TRACK LISTING: 01 Flippin' To The A Side * 02 Lies Are Gonna Get Ya * 03 Cold Hands Warm Heart * 04 Crazy Fever * 05 Lookin' For Love * 06 I Draw The Line * 07 Heavy Load * 08 Love You Like That * 09 Save It For The Next One * 10 One Way Or The Other


Background
From an era where hi-tech radio friendly rock was blasted across the airwaves. This Canadian quartet are no exception. With an image that looks slightly glam and slightly new romantic, you could forgive Cats Can Fly as being another Duran Duran clone. But that's where the comparisons end. They have more in common with bands like Go West, Wang Chung, Life By Night and fellow Canadian contemporaries Platinum Blonde. It's a very keyboard dominated album, with a mixture of parping keys, along with luscious layers, and veers into the hi-tech pop playground rather than AOR. Wrabit fans will be interested to know that Lou Pomanti (who played keys on the 'West Side Kid' album from 1983), co produces the album with Lenny De Rose.


The Songs
A few of these songs go back a way, one from 1981, another from 1984, and all penned by the guys in the band alongside the band's Manager Laura Lapedus.
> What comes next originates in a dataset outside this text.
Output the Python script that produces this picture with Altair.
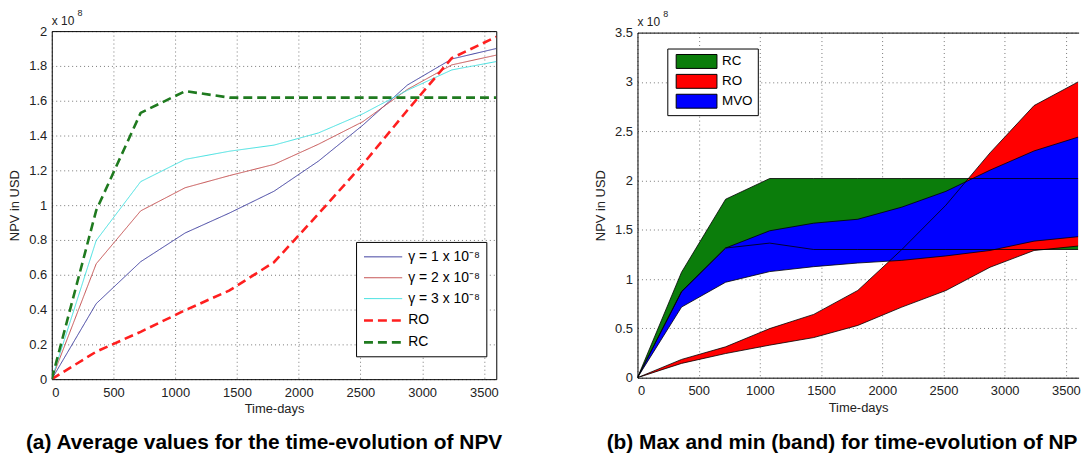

Whatever, they are all relatively melodic and pleasant, if slightly unadventurous. However, there are a couple of good tracks which stand out. These include the impressive 'Lies Are Gonna Get Ya' which could have slotted onto the first Go West album with ease. The softer tracks such as 'Cold Hands Warm Heart' and the cruisy 'Save It For The Next One' are also worth a listen. In the main though, their hi-tech melodic approach spans the majority of the album, and is best representative on songs such as 'Flippin' To The A Side', 'I Draw The Line', Heavy Load' and the dance a minute pop attack of 'One Way Or The Other'.


In Summary
Not bad, but when reflecting back in time, probably best remembered as non-essential as well. Oh by the way, the cover is a Hugh Syme inspired piece.